Здесь проходит торговый путь из Испании во Францию и далее в Европу. Здесь дует трамонтана — сильный северный средиземноморский ветер, который гудит, хлопает, неистовствует, который завывает и рычит под резким светом яркого солнца, и так на протяжении долгих дней, без передышки, словно и не Европа это вовсе, а какой-то другой край вроде Патагонии, предгорья Анд или бескрайней аргентинской пустыни, сменяющей на юге пампасы, характерные для севера.
Вот записи из дневника юного Дали:
15 ноября 1919 года: «Ледяная трамонтана посрывала последние листья с деревьев и разметала их, играючи, с жестокой иронией. На синем небе ни облачка».
21 апреля 1920 года: «Никуда не скрыться от трамонтаны».
22 апреля 1920 года: «Очень сильный ветер все продолжает дуть».
23 апреля 1920 года: «Дует трамонтана».
26 апреля 1920 года: «Жуткий ветер. Брезентовые навесы над торговыми лотками и палатками на площади едва не раздирает в клочья».
Ампурдан лежит в правом углу своеобразного неправильного треугольника, который представляет собой Каталония. Самая острая его вершина направлена вниз, туда, где естественной границей края служит полноводная река Эбро. На севере словно на «молнию» наглухо застегивают эту территорию Пиренеи. На востоке по диагонали Средиземное море омывает Коста Брава («Дикий Берег») и Коста Дорада («Золотой Берег») с его золотыми песками. Что до Арагона, где появился на свет Бунюэль, то он прикрывает эти земли с запада.

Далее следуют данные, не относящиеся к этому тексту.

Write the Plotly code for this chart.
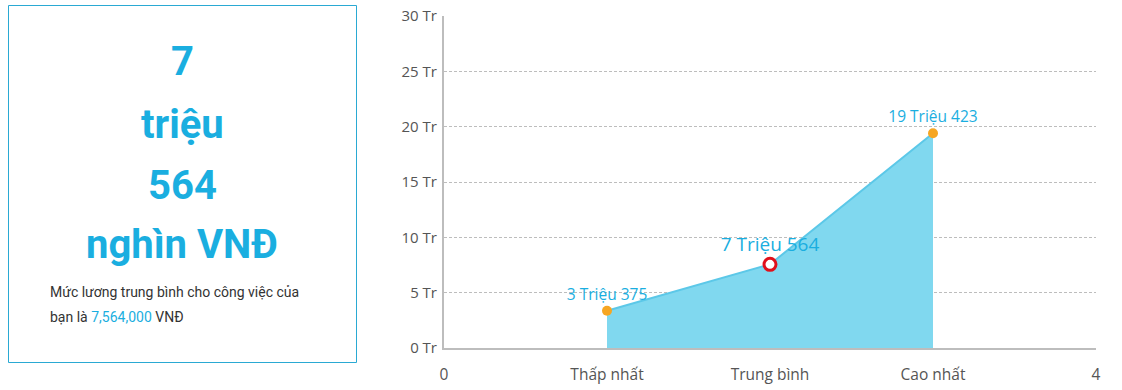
import plotly.graph_objects as go

# Data
categories = ["Thấp nhất", "Trung bình", "Cao nhất"]
x_pos = [1, 2, 3]
values = [3.375, 7.564, 19.423]  # million VND
labels = ["3 Triệu 375", "7 Triệu 564", "19 Triệu 423"]
y_ticks = [0, 5, 10, 15, 20, 25, 30]
y_tick_text = [f"{v} Tr" for v in y_ticks]
x_ticks = [0, 1, 2, 3, 4]
x_tick_text = ["0"] + categories + ["4"]

BLUE = "#1aaee0"
FILL = "#80d8ef"
LINE = "#5cc8e8"
ORANGE = "#f6a623"

W, H = 1122, 390
# screen coordinates of plot area: left 444, right 1096, top 16, bottom 348
L, R, T, B = 444, W - 1096, 16, H - 348
pw, ph = W - L - R, H - T - B

def px(x):
    return (x - L) / pw

def py(y):
    return (H - B - y) / ph

fig = go.Figure()

fig.add_trace(go.Scatter(
    x=x_pos, y=values, mode="lines", fill="tozeroy",
    fillcolor=FILL, line=dict(color=LINE, width=2),
    hoverinfo="skip", showlegend=False))

# min / max markers
fig.add_trace(go.Scatter(
    x=[x_pos[0], x_pos[2]], y=[values[0], values[2]], mode="markers+text",
    marker=dict(color=ORANGE, size=10),
    text=[labels[0], labels[2]], textposition="top center",
    textfont=dict(color=BLUE, size=15.5, family="Open Sans"),
    showlegend=False))

# average marker
fig.add_trace(go.Scatter(
    x=[x_pos[1]], y=[values[1]], mode="markers+text",
    marker=dict(color="white", size=12, line=dict(color="#e0101b", width=3)),
    text=[labels[1]], textposition="top center",
    textfont=dict(color=BLUE, size=19, family="Open Sans"),
    showlegend=False))

fig.update_layout(
    width=W, height=H,
    margin=dict(l=L, r=R, t=T, b=B, autoexpand=False),
    paper_bgcolor="white", plot_bgcolor="white",
    font=dict(family="Open Sans", color="#555", size=15),
    xaxis=dict(range=[0, 4], tickvals=x_ticks, ticktext=x_tick_text,
               showgrid=False, zeroline=False, showline=True,
               linecolor="#bdbdbd", linewidth=2, automargin=False,
               ticks="outside", ticklen=11, tickcolor="rgba(0,0,0,0)",
               ticklabeloverflow="allow",
               tickfont=dict(size=15.5, color="#555"), fixedrange=True),
    yaxis=dict(range=[0, 30.02], tickvals=y_ticks, ticktext=y_tick_text,
               showgrid=True, gridcolor="#bdbdbd", griddash="3px,2px", gridwidth=1,
               zeroline=False, showline=True, linecolor="#bdbdbd", linewidth=2,
               automargin=False,
               ticks="outside", ticklen=2, tickcolor="rgba(0,0,0,0)",
               ticklabeloverflow="allow",
               tickfont=dict(size=15, color="#555"), fixedrange=True),
)

# Left info box
fig.add_shape(type="rect", xref="paper", yref="paper",
              x0=px(8.5), x1=px(356.5), y0=py(362.5), y1=py(5.5),
              line=dict(color="#2aa9d3", width=1), fillcolor="rgba(0,0,0,0)")

big_lines = ["7", "triệu", "564", "nghìn VNĐ"]
big_y = [62, 124, 185, 245]
for t, yy in zip(big_lines, big_y):
    fig.add_annotation(xref="paper", yref="paper", x=px(182), y=py(yy),
                       text=f"<b>{t}</b>", showarrow=False,
                       font=dict(family="Roboto", size=40, color=BLUE),
                       xanchor="center", yanchor="middle")

fig.add_annotation(xref="paper", yref="paper", x=px(48), y=py(292),
                   text="Mức lương trung bình cho công việc của",
                   showarrow=False, xanchor="left", yanchor="middle",
                   font=dict(family="Roboto", size=14, color="#333"))
fig.add_annotation(xref="paper", yref="paper", x=px(48), y=py(317),
                   text=f"bạn là <span style='color:{BLUE}'>7,564,000</span> VNĐ",
                   showarrow=False, xanchor="left", yanchor="middle",
                   font=dict(family="Roboto", size=14, color="#333"))

fig.write_html("out.html", config={"displayModeBar": False},
               post_script="document.body.style.margin='0';document.body.style.overflow='hidden';")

Не иначе как трамонтана вносит сумятицу в головы жителей Ампурдана: говорят, что все они слегка чокнутые. Хотя в целом каталонцы считаются хладнокровными, порой даже излишне. Словечко «seny», означающее «здравый смысл», по всеобщему мнению, характеризует их как нельзя лучше. Видимо, как раз этот здравый смысл и уберегает их от трагического восприятия жизни, свойственного другим испанцам. Они настороженно относятся к избитым истинам.
Существует мнение, что Каталония, решительно повернувшаяся спиной ко всему остальному полуострову и смотрящая на север и на море, — это частичка Европы в той Испании, которая до недавнего времени, а может, и до сего дня так и не смогла определиться, куда ей прибиться. И это выглядит более чем справедливым.
Ведь действительно Каталония — единственная в своем роде область Испании, которая с 1860 года развивалась в ритме, заданном европейской индустриальной революцией. Ее торговые отношения с Францией, Англией и Германией становились все более активными и разносторонними. Конец XIX века — период небывалого культурного расцвета этой провинции. Барселона возомнила себя новыми Афинами...
Не будем сейчас вспоминать о кризисах самосознания и самоопределения и языковых заморочках (о которых Дали, впрочем, выразится весьма хлестко): Каталония всегда жила за счет взаимовыгодной торговли, за счет контактов и обмена визитами с чужестранцами. С финикийцами, греками, римлянами, вестготами... С VI века до Р.Х. фокейские греки регулярно наведываются в эти края и строят здесь множество торговых пунктов, в том числе порт и город Ампурион, развалины которого можно сегодня увидеть в Эмпурии, в сорока километрах от Кадакеса. В 776 году до Р.Х. греки с острова Родос основали в заливе Росес первую греческую колонию в западном Средиземноморье.